Set task:
Your task is to reproduce, verbatim and without pictures, the lines from the opening of the listing through the line containing "lines, pattern color=gray!55]".

Given data:
>> BEGIN

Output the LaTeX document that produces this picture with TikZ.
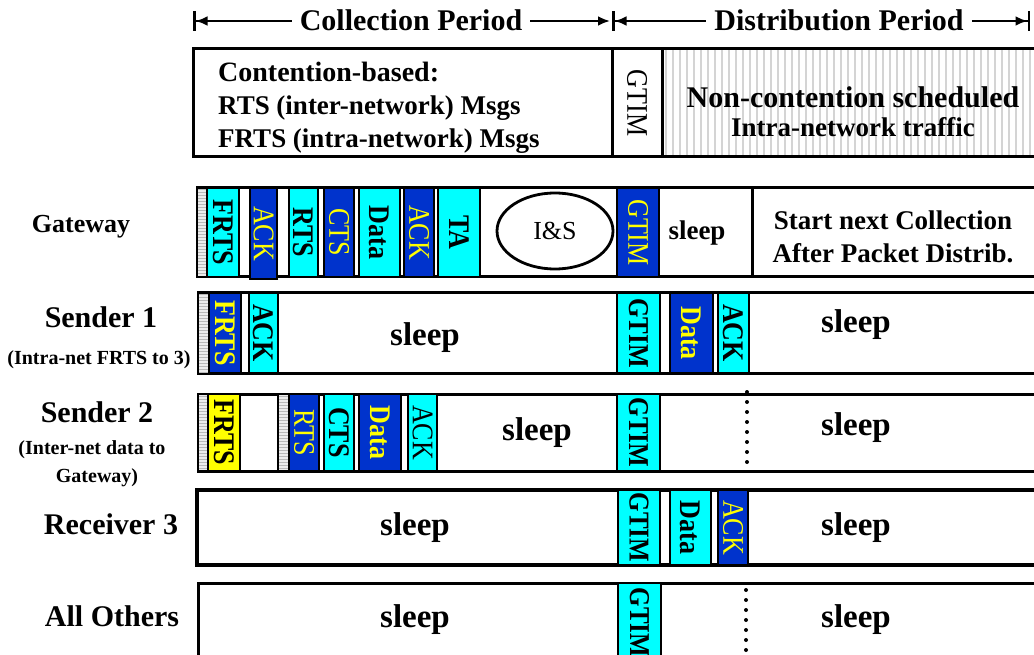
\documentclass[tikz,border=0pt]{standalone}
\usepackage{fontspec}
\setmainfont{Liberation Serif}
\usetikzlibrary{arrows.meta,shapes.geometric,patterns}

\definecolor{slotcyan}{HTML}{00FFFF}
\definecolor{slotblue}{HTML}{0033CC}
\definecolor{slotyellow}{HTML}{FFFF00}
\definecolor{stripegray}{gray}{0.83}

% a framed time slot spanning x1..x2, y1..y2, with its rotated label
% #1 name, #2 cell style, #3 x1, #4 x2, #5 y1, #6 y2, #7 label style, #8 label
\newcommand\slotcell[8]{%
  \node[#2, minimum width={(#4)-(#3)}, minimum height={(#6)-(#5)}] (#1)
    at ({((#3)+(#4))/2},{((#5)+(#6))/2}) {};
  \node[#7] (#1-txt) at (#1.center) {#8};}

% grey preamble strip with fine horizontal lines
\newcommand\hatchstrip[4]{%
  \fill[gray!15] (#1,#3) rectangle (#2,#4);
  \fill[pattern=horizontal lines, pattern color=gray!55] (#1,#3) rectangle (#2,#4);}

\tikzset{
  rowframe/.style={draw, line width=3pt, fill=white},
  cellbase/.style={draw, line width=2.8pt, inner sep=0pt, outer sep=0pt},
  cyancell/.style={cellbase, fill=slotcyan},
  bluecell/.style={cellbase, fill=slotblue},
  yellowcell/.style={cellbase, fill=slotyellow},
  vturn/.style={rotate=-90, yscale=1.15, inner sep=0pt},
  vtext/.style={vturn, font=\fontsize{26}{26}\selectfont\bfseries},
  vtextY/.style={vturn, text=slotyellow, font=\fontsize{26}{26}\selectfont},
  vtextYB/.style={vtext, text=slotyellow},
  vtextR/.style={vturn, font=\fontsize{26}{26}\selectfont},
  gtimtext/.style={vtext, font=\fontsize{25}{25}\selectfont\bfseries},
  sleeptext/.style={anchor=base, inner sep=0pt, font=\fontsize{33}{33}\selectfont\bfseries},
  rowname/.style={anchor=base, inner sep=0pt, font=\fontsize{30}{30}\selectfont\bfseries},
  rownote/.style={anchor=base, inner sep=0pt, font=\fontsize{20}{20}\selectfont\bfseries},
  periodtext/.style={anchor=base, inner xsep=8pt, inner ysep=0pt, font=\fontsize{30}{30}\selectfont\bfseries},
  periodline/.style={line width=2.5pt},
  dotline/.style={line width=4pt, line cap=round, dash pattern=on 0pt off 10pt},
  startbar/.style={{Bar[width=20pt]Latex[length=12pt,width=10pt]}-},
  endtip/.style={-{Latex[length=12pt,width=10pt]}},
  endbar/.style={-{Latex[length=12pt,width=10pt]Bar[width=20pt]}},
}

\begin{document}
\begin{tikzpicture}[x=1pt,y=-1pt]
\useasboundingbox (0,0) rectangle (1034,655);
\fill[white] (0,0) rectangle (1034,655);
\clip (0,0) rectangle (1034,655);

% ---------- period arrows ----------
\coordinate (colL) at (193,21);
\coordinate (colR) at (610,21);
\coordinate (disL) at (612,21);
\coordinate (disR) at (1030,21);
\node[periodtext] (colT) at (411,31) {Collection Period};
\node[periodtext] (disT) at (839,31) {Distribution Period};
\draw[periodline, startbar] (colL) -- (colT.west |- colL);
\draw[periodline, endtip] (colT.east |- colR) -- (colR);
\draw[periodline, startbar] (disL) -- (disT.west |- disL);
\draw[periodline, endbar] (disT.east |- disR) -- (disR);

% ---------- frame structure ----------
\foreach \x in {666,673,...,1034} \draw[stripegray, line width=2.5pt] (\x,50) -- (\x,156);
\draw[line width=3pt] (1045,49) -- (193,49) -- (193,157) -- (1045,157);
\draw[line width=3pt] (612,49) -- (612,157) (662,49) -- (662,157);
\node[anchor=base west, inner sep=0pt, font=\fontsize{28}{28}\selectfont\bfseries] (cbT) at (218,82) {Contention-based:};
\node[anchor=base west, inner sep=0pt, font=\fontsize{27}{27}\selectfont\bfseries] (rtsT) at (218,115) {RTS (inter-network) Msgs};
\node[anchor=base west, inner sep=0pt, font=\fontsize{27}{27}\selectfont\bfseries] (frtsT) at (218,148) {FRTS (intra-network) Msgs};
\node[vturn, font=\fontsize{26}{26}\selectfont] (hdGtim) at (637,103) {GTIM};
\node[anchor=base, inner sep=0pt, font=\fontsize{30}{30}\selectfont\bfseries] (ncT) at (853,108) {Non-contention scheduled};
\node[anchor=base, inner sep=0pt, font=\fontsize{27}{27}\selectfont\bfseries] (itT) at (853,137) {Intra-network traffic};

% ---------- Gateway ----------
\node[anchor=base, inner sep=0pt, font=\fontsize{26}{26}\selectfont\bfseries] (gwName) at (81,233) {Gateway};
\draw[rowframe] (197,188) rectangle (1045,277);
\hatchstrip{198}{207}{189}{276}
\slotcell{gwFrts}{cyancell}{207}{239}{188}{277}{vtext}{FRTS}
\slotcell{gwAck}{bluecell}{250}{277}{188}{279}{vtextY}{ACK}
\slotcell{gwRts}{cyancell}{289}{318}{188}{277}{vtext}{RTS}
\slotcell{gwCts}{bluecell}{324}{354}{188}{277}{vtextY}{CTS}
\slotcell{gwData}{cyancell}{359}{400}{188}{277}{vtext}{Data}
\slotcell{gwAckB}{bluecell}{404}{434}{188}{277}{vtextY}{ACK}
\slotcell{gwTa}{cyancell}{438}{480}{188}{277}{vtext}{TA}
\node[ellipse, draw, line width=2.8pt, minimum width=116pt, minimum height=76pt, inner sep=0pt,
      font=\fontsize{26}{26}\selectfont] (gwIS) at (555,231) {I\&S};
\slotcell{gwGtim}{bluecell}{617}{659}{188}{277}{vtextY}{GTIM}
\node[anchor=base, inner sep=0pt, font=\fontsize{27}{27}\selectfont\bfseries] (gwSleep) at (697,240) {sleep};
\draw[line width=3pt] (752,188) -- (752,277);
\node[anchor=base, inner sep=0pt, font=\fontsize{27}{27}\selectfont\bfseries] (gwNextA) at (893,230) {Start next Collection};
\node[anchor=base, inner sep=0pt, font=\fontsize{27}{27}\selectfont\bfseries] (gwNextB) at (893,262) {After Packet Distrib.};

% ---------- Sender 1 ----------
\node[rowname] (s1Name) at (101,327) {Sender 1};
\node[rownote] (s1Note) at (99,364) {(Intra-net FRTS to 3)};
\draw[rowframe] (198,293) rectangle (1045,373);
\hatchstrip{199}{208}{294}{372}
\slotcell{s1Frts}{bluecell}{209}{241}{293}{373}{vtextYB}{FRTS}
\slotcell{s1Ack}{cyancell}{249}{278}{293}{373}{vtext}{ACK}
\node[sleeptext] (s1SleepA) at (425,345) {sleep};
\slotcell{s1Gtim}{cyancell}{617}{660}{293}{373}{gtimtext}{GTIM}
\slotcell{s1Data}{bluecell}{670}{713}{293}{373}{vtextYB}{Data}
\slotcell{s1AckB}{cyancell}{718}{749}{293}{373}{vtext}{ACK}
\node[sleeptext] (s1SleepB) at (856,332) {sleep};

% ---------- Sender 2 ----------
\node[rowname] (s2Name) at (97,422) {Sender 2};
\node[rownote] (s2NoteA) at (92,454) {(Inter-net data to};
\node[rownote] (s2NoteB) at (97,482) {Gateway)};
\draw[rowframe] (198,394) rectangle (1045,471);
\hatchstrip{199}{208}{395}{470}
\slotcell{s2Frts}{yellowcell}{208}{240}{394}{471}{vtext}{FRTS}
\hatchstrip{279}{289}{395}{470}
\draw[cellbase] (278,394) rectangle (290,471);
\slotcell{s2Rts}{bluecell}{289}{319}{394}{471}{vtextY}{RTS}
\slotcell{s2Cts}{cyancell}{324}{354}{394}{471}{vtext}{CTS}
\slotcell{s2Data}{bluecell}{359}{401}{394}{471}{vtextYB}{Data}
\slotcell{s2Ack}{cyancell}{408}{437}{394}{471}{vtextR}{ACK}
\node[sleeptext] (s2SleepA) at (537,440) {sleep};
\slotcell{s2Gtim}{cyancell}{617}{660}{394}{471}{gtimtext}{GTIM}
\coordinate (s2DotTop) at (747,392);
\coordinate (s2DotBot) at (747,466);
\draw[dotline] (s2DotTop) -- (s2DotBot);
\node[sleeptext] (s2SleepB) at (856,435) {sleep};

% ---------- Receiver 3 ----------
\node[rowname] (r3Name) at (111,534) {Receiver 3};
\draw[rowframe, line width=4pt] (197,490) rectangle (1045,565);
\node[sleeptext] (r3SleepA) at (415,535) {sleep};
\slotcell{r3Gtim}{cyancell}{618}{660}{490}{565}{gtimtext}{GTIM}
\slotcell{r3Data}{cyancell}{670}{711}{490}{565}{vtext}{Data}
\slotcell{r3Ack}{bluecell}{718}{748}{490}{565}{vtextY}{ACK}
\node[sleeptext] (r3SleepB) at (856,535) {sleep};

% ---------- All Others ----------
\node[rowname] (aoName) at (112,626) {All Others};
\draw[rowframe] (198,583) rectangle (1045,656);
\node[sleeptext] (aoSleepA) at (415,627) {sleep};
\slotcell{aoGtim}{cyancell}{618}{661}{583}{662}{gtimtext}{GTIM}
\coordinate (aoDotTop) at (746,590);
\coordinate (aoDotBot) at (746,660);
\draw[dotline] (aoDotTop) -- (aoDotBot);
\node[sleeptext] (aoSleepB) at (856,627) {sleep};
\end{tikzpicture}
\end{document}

>> END

Response to the task:
Output the LaTeX document that produces this picture with TikZ.
\documentclass[tikz,border=0pt]{standalone}
\usepackage{fontspec}
\setmainfont{Liberation Serif}
\usetikzlibrary{arrows.meta,shapes.geometric,patterns}

\definecolor{slotcyan}{HTML}{00FFFF}
\definecolor{slotblue}{HTML}{0033CC}
\definecolor{slotyellow}{HTML}{FFFF00}
\definecolor{stripegray}{gray}{0.83}

% a framed time slot spanning x1..x2, y1..y2, with its rotated label
% #1 name, #2 cell style, #3 x1, #4 x2, #5 y1, #6 y2, #7 label style, #8 label
\newcommand\slotcell[8]{%
  \node[#2, minimum width={(#4)-(#3)}, minimum height={(#6)-(#5)}] (#1)
    at ({((#3)+(#4))/2},{((#5)+(#6))/2}) {};
  \node[#7] (#1-txt) at (#1.center) {#8};}

% grey preamble strip with fine horizontal lines
\newcommand\hatchstrip[4]{%
  \fill[gray!15] (#1,#3) rectangle (#2,#4);
  \fill[pattern=horizontal lines, pattern color=gray!55] (#1,#3) rectangle (#2,#4);}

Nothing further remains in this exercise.